The Ribcase has been produced in the hundreds of thousands, and found itself used in more applications than ever envisioned.  From the very simple demands of a light weight street car, it has now been used in race cars of all sorts with enormous amounts of power.  Every weak link with the original design will be found when subjected to such abuse. The average street driven gearbox actually suffers from all of the same problems.  It simply takes longer for them to show.

The most common problems with the ribcase have to do with the reality that the gearset was designed with only 3 syncro rings,  and thus first gear takes abuse even with the most conservative drivers.  A first gear 'wine' is obvious due to it being straight-cut.  As bearings and shafts wear, it is matter of how loud it gets before it will start to also distroy the counter gear on the laygear, and it's bearings and shaft.

In recognition of the age of any Ribcase (the vast majority were built more than 40 years ago!), is it very unlikely that you can find a box that someone has not done a "quick and dirty rebuild" on sometime in it's past.  For a number of reasons that all stem from inexperience- the problems result in the transmission 'popping out of 2nd gear' during deceleration.  

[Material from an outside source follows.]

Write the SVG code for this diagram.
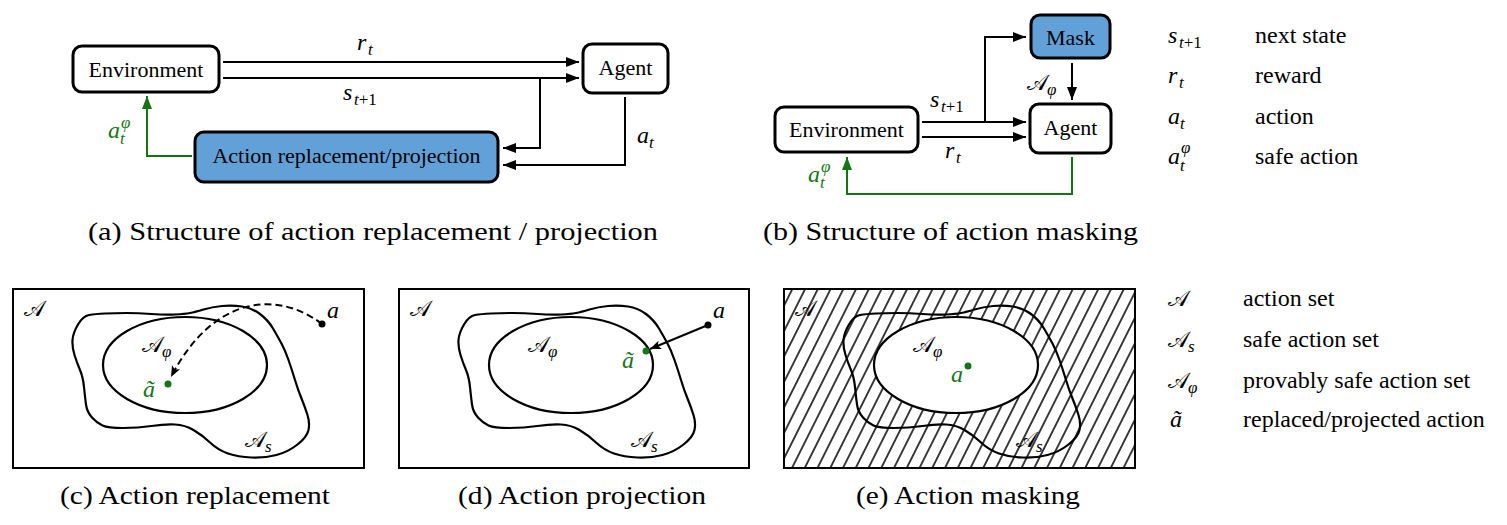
<svg xmlns="http://www.w3.org/2000/svg" xmlns:xlink="http://www.w3.org/1999/xlink" width="1507" height="525" viewBox="0 0 1507 525">
<style>
.box{fill:#fff;stroke:#000;stroke-width:3}
.blue{fill:#62a0d8}
.lbl{font-family:"Liberation Serif","Times New Roman",Times,"DejaVu Serif",serif;font-size:22px;fill:#000}
.m{font-family:"Liberation Serif","Times New Roman",Times,"DejaVu Serif",serif;font-style:italic;font-size:24px;fill:#000}
.s{font-size:17px}
.up{font-style:normal}
.cal{font-family:"DejaVu Serif","DejaVu Sans","Noto Sans",serif;font-style:normal;font-size:22px}
.cap{font-family:"Liberation Serif","Times New Roman",Times,"DejaVu Serif",serif;font-size:25px;fill:#000}
.leg{font-family:"Liberation Serif","Times New Roman",Times,"DejaVu Serif",serif;font-size:24px;fill:#000}
.conn{fill:none;stroke:#000;stroke-width:2}
.g{stroke:#157515}
.gt{fill:#157515}
.frame{fill:none;stroke:#000;stroke-width:2}
.shape{fill:none;stroke:#000;stroke-width:2.2}
</style>
<defs>
<marker id="arr" markerUnits="userSpaceOnUse" markerWidth="14" markerHeight="12" refX="13" refY="5" orient="auto">
<path d="M0,0 L13,5 L0,10 Z" fill="#000"/>
</marker>
<marker id="garr" markerUnits="userSpaceOnUse" markerWidth="14" markerHeight="12" refX="13" refY="5" orient="auto">
<path d="M0,0 L13,5 L0,10 Z" fill="#157515"/>
</marker>
<marker id="sarr" markerUnits="userSpaceOnUse" markerWidth="12" markerHeight="10" refX="11" refY="4.5" orient="auto">
<path d="M0,0 L11,4.5 L0,9 L2.5,4.5 Z" fill="#000"/>
</marker>
<path id="blob" d="M89,315 Q83,316 78,324.5 Q73,333 72.5,340 Q72,347 74.5,355 Q77,363 80,370 Q83,377 84,387 Q85,397 86,404.5 Q87,412 92,417.5 Q97,423 102.5,425.5 Q108,428 123,428 Q138,428 151.5,426 Q165,424 175,424.5 Q185,425 193.5,430 Q202,435 210,442.5 Q218,450 228,453.5 Q238,457 251.5,457.5 Q265,458 276.5,455 Q288,452 297.5,444.5 Q307,437 308.5,430 Q310,423 307.5,415 Q305,407 301.5,398.5 Q298,390 295,380 Q292,370 288.5,360 Q285,350 281.5,343.5 Q278,337 273,328.5 Q268,320 260,314 Q252,308 242,306.5 Q232,305 222,306 Q212,307 203.5,309.5 Q195,312 190,313 Q185,314 175,314.5 Q165,315 151.5,314 Q138,313 126.5,313 Q115,313 105,313.5 Q95,314 89,315 Z"/>
<pattern id="hatch" patternUnits="userSpaceOnUse" width="11.4" height="11.4" patternTransform="rotate(26.6)">
<line x1="5.7" y1="-1" x2="5.7" y2="12.4" stroke="#000" stroke-width="1.5"/>
</pattern>
<clipPath id="clipE"><rect x="784" y="289" width="351" height="179"/></clipPath>
</defs>

<!-- (a) Structure of action replacement / projection -->
<g id="a-environment">
<rect class="box" x="73" y="46" width="146" height="46" rx="9"/>
<text class="lbl" x="146" y="77" text-anchor="middle">Environment</text>
</g>
<g id="a-agent">
<rect class="box" x="583" y="44" width="85" height="49" rx="9"/>
<text class="lbl" x="625.5" y="75" text-anchor="middle">Agent</text>
</g>
<g id="a-action">
<rect class="box blue" x="195" y="132" width="303" height="50" rx="9"/>
<text class="lbl" x="346.5" y="163" text-anchor="middle">Action replacement/projection</text>
</g>
<g id="a-connectors">
<line class="conn" x1="223" y1="62" x2="579" y2="62" marker-end="url(#arr)"/>
<line class="conn" x1="223" y1="78" x2="579" y2="78" marker-end="url(#arr)"/>
<polyline class="conn" points="540,78 540,148 503,148" marker-end="url(#arr)"/>
<polyline class="conn" points="625,97 625,165 503,165" marker-end="url(#arr)"/>
<polyline class="conn g" points="192,156 147,156 147,96" marker-end="url(#garr)"/>
<text class="m" x="357" y="50">r<tspan class="s" x="368" y="55">t</tspan></text>
<text class="m" x="343" y="100">s<tspan class="s" x="354" y="105">t<tspan class="up">+1</tspan></tspan></text>
<text class="m" x="637" y="143">a<tspan class="s" x="649" y="148">t</tspan></text>
<text class="m gt" x="108" y="138">a<tspan class="s" x="121" y="128">φ</tspan><tspan class="s" x="120" y="144">t</tspan></text>
</g>
<text class="cap" x="88" y="240" textLength="570" lengthAdjust="spacingAndGlyphs">(a) Structure of action replacement / projection</text>

<!-- (b) Structure of action masking -->
<g id="b-environment">
<rect class="box" x="775" y="107" width="143" height="45" rx="9"/>
<text class="lbl" x="846.5" y="137" text-anchor="middle">Environment</text>
</g>
<g id="b-agent">
<rect class="box" x="1030" y="104" width="81" height="49" rx="9"/>
<text class="lbl" x="1070.5" y="135" text-anchor="middle">Agent</text>
</g>
<g id="b-mask">
<rect class="box blue" x="1031" y="15" width="79" height="43" rx="9"/>
<text class="lbl" x="1070.5" y="45" text-anchor="middle">Mask</text>
</g>
<g id="b-connectors">
<line class="conn" x1="922" y1="122" x2="1026" y2="122" marker-end="url(#arr)"/>
<polyline class="conn" points="985,122 985,37 1026,37" marker-end="url(#arr)"/>
<line class="conn" x1="922" y1="137" x2="1026" y2="137" marker-end="url(#arr)"/>
<line class="conn" x1="1072" y1="63" x2="1072" y2="100" marker-end="url(#arr)"/>
<polyline class="conn g" points="1072,157 1072,194 847,194 847,157" marker-end="url(#garr)"/>
<text class="m" x="930" y="107">s<tspan class="s" x="941" y="112">t<tspan class="up">+1</tspan></tspan></text>
<text class="m" x="945" y="158">r<tspan class="s" x="956" y="163">t</tspan></text>
<text class="m" x="1027" y="90"><tspan class="cal">𝒜</tspan><tspan class="s" x="1047" y="95">φ</tspan></text>
<text class="m gt" x="808" y="182">a<tspan class="s" x="821" y="172">φ</tspan><tspan class="s" x="820" y="188">t</tspan></text>
</g>
<text class="cap" x="763" y="240" textLength="375" lengthAdjust="spacingAndGlyphs">(b) Structure of action masking</text>

<!-- top legend -->
<g id="legend-top">
<text class="m" x="1168" y="43">s<tspan class="s" x="1179" y="48">t<tspan class="up">+1</tspan></tspan></text>
<text class="leg" x="1255" y="43">next state</text>
<text class="m" x="1168" y="83">r<tspan class="s" x="1179" y="88">t</tspan></text>
<text class="leg" x="1255" y="83">reward</text>
<text class="m" x="1168" y="124">a<tspan class="s" x="1180" y="129">t</tspan></text>
<text class="leg" x="1255" y="124">action</text>
<text class="m" x="1168" y="164">a<tspan class="s" x="1181" y="153">φ</tspan><tspan class="s" x="1180" y="171">t</tspan></text>
<text class="leg" x="1255" y="164">safe action</text>
</g>

<!-- (c) Action replacement -->
<g id="c-panel">
<rect class="frame" x="13" y="289" width="351" height="179"/>
<use xlink:href="#blob" class="shape"/>
<ellipse class="shape" cx="185" cy="365" rx="82" ry="48"/>
<text class="m" x="24" y="316"><tspan class="cal">𝒜</tspan></text>
<text class="m" x="142" y="352"><tspan class="cal">𝒜</tspan><tspan class="s" x="162" y="357">φ</tspan></text>
<text class="m" x="245" y="447"><tspan class="cal">𝒜</tspan><tspan class="s" x="265" y="452">s</tspan></text>
<text class="m gt" x="143" y="397">ã</text>
<text class="m" x="327" y="318">a</text>
<circle cx="322" cy="324" r="3.5" fill="#000"/>
<circle cx="168" cy="384" r="3.5" fill="#157515"/>
<path class="conn" d="M322,324 C276,289 212,297 171,377" stroke-dasharray="7,4" marker-end="url(#sarr)"/>
</g>
<text class="cap" x="60" y="504" textLength="270" lengthAdjust="spacingAndGlyphs">(c) Action replacement</text>

<!-- (d) Action projection -->
<g id="d-panel">
<rect class="frame" x="399" y="289" width="350" height="179"/>
<use xlink:href="#blob" class="shape" transform="translate(386,0)"/>
<ellipse class="shape" cx="571" cy="365" rx="82" ry="48"/>
<text class="m" x="410" y="316"><tspan class="cal">𝒜</tspan></text>
<text class="m" x="528" y="352"><tspan class="cal">𝒜</tspan><tspan class="s" x="548" y="357">φ</tspan></text>
<text class="m" x="631" y="447"><tspan class="cal">𝒜</tspan><tspan class="s" x="651" y="452">s</tspan></text>
<text class="m gt" x="622" y="368">ã</text>
<text class="m" x="713" y="318">a</text>
<circle cx="708" cy="325" r="3.5" fill="#000"/>
<circle cx="646" cy="351" r="3.5" fill="#157515"/>
<line class="conn" x1="708" y1="325" x2="650" y2="349" marker-end="url(#sarr)"/>
</g>
<text class="cap" x="458" y="504" textLength="248" lengthAdjust="spacingAndGlyphs">(d) Action projection</text>

<!-- (e) Action masking -->
<g id="e-panel">
<text class="m" x="795" y="316"><tspan class="cal">𝒜</tspan></text>
<text class="m" x="1016" y="447"><tspan class="cal">𝒜</tspan><tspan class="s" x="1036" y="452">s</tspan></text>
<rect x="784" y="289" width="351" height="179" fill="url(#hatch)" clip-path="url(#clipE)"/>
<ellipse cx="956" cy="365" rx="82" ry="48" fill="#fff"/>
<use xlink:href="#blob" class="shape" transform="translate(771,0)"/>
<ellipse class="shape" cx="956" cy="365" rx="82" ry="48"/>
<rect class="frame" x="784" y="289" width="351" height="179"/>
<text class="m" x="913" y="352"><tspan class="cal">𝒜</tspan><tspan class="s" x="933" y="357">φ</tspan></text>
<text class="m gt" x="951" y="382">a</text>
<circle cx="968" cy="366" r="3.5" fill="#157515"/>
</g>
<text class="cap" x="856" y="504" textLength="224" lengthAdjust="spacingAndGlyphs">(e) Action masking</text>

<!-- bottom legend -->
<g id="legend-bottom">
<text class="m" x="1168" y="306"><tspan class="cal">𝒜</tspan></text>
<text class="leg" x="1243" y="306">action set</text>
<text class="m" x="1168" y="347"><tspan class="cal">𝒜</tspan><tspan class="s" x="1188" y="352">s</tspan></text>
<text class="leg" x="1243" y="347">safe action set</text>
<text class="m" x="1168" y="388"><tspan class="cal">𝒜</tspan><tspan class="s" x="1188" y="393">φ</tspan></text>
<text class="leg" x="1243" y="388">provably safe action set</text>
<text class="m" x="1170" y="427">ã</text>
<text class="leg" x="1243" y="427">replaced/projected action</text>
</g>
</svg>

The third most common problem is simply a matter of reality exceeding design limits of the layshaft and bearing.  The 'counter-gears' or laygear is the shaft that carries four gears and transfers loads as the gears are shifted.  This hard working assembly was designed to spin on a simple straight shaft with only two small roller bearings as support.  The laygear bearings and shaft simply are not prone to long life, particularly with powerful engines,  and should be replaced EVERY time the gearbox comes apart for any reason.  If they are allowed to degrade too far before replacement the laygear it self will also need to be replaced. The only outward sign of this internal problem will be a very small amount of increased rumble as you drive the car, until a complete failure becomes obvious.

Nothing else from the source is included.